Montage der blitzenden Sekunde
Die blitzende Sekunde erlaubt es, die gemessene Zeit auf die Fünftelsekunde genau abzulesen. Beim Start des Chronographen-Laufwerks drehen sich zwei übereinanderliegende fünfzackige Sterne, die auf einer Welle sitzen, einmal pro Sekunde um die eigene Achse. Dabei werden sie von dem 30-zähnigen Messingrad – im Bild unterhalb der Pinzette zu sehen – fünfmal angehalten und wieder freigegeben.

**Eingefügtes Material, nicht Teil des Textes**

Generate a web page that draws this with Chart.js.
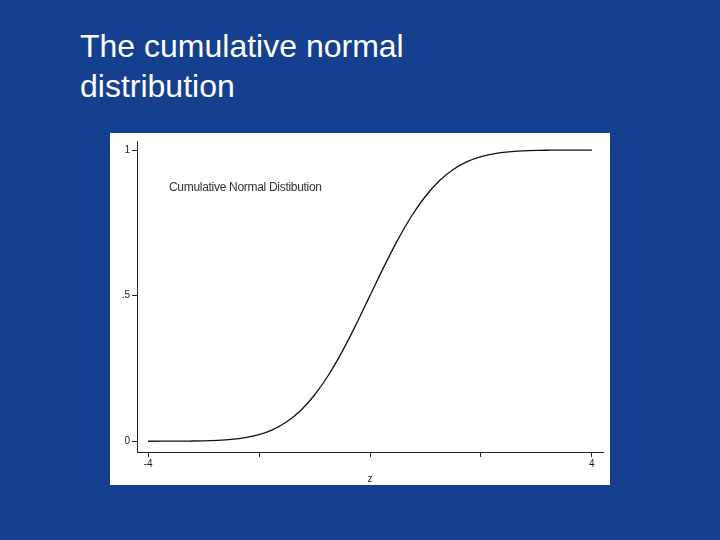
<!DOCTYPE html>
<html><head><meta charset="utf-8">
<script src="https://cdn.jsdelivr.net/npm/chart.js@4"></script>
<style>
body{margin:0;width:720px;height:540px;background:#15408f;overflow:hidden;font-family:"Liberation Sans",Arial,sans-serif;position:relative}
#title{position:absolute;left:80px;top:26px;color:#fff;font-size:32px;line-height:40px}
#panel{position:absolute;left:110px;top:133px;width:500px;height:352px;background:#fff}
#inner{position:absolute;left:59px;top:47px;font-size:12px;color:#333;letter-spacing:-0.3px}
</style></head><body>
<div id="title">The cumulative normal<br>distribution</div>
<div id="panel"><canvas id="c" width="500" height="352"></canvas><div id="inner">Cumulative Normal Distibution</div></div>
<script>
const zValues = [-4,-3.75,-3.5,-3.25,-3,-2.75,-2.5,-2.25,-2,-1.75,-1.5,-1.25,-1,-0.75,-0.5,-0.25,0,0.25,0.5,0.75,1,1.25,1.5,1.75,2,2.25,2.5,2.75,3,3.25,3.5,3.75,4];
const cdfValues = [0.0000,0.0001,0.0002,0.0006,0.0013,0.0030,0.0062,0.0122,0.0228,0.0401,0.0668,0.1056,0.1587,0.2266,0.3085,0.4013,0.5,0.5987,0.6915,0.7734,0.8413,0.8944,0.9332,0.9599,0.9772,0.9878,0.9938,0.9970,0.9987,0.9994,0.9998,0.9999,1.0000];
const xTicks = [-4,-2,0,2,4];
const xLabels = {'-4':'-4','4':'4'};
const yTicks = [0,0.5,1];
const yLabels = {'0':'0','0.5':'.5','1':'1'};
new Chart(document.getElementById('c'), {
  type:'line',
  data:{datasets:[{data:zValues.map((z,i)=>({x:z,y:cdfValues[i]})),borderColor:'#111',borderWidth:1.3,pointRadius:0,tension:0.4,cubicInterpolationMode:'monotone'}]},
  options:{responsive:false,animation:false,events:[],
    layout:{padding:{top:5,right:7}},
    plugins:{legend:{display:false},tooltip:{enabled:false}},
    scales:{
      x:{type:'linear',min:-4.2,max:4.2,
        afterBuildTicks:s=>{s.ticks=xTicks.map(v=>({value:v}));},
        afterFit:s=>{s.height=33;},
        grid:{drawOnChartArea:false,tickLength:5,color:'#222'},border:{color:'#222'},
        ticks:{color:'#222',font:{size:10},padding:1,maxRotation:0,autoSkip:false,callback:v=>xLabels[String(v)]||''},
        title:{display:true,text:'z',color:'#222',font:{size:10},padding:{top:2,bottom:0}}},
      y:{min:-0.037,max:1.031,
        afterBuildTicks:s=>{s.ticks=yTicks.map(v=>({value:v}));},
        afterFit:s=>{s.width=27;},
        grid:{drawOnChartArea:false,tickLength:5,color:'#222'},border:{color:'#222'},
        ticks:{color:'#222',font:{size:10},padding:2,autoSkip:false,callback:v=>yLabels[String(v)]||''}}
    }}
});
</script></body></html>
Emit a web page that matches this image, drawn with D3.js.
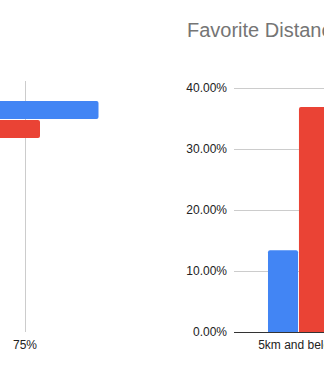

Richten der Schleppzeigerwelle
Die Schleppzeigerwelle ist circa 17,4 Millimeter lang. Sie hat einen Durchmesser von lediglich 0,292 Millimetern und reicht vom Zifferblatt bis zum Schleppzeigerrad auf der Unterseite des Werks. Da beim Drehen im Material Spannungen freigesetzt werden, muss die Welle vor dem Einbau auf einem nur für diesen Zweck angefertigten Messingblock gerichtet werden.
Schleifen des Goldankers
Eine Hommage an die Lange’sche Tradition ist der „Glashütter Ankergang“: Bei ihm bestehen Anker und Ankerrad aus gehärtetem 18-karätigem Gold. Die Fertigung erfordert viel Handarbeit, da viele Teile nicht maschinell herstellbar sind. Hier wird ein Arm des Goldankers mit der darin eingefassten Rubinpalette an der Innenseite eines rotierenden Kupferrohrs abgerundet.
Fassen der Lagersteine
Üblicherweise werden Lagersteine einfach in die Bohrungen eingepresst. Bei der GRAND COMPLICATION erhalten alle Steine auf der Werkseite – wie früher bei den besten Taschenuhren – eine eigene Fassung. Hier wird die Fassung des Decksteins im Schleppzeigerkloben auf der Drehbank geschlossen.
Schlitzen des Unruhreifs
Mit einem extra für diesen Zweck bei Lange angefertigten Fräser werden winzige Schlitze neben die Bohrungen im Unruhreif geschnitten. Sie sorgen später für Spannung und geben den Regulierschrauben einen festen Sitz. Die Regulierschrauben dienen zum Auswuchten der Unruh. Sie werden je nach Bedarf unterschiedlich tief in den Unruhreif hineingedreht. Dabei muss sichergestellt sein, dass sie in jeder Position halten und sich nicht von allein lösen. Damit das Werkzeug nicht zu heiß wird, verschafft ein mit Spiritus getränkter Pinsel Kühlung.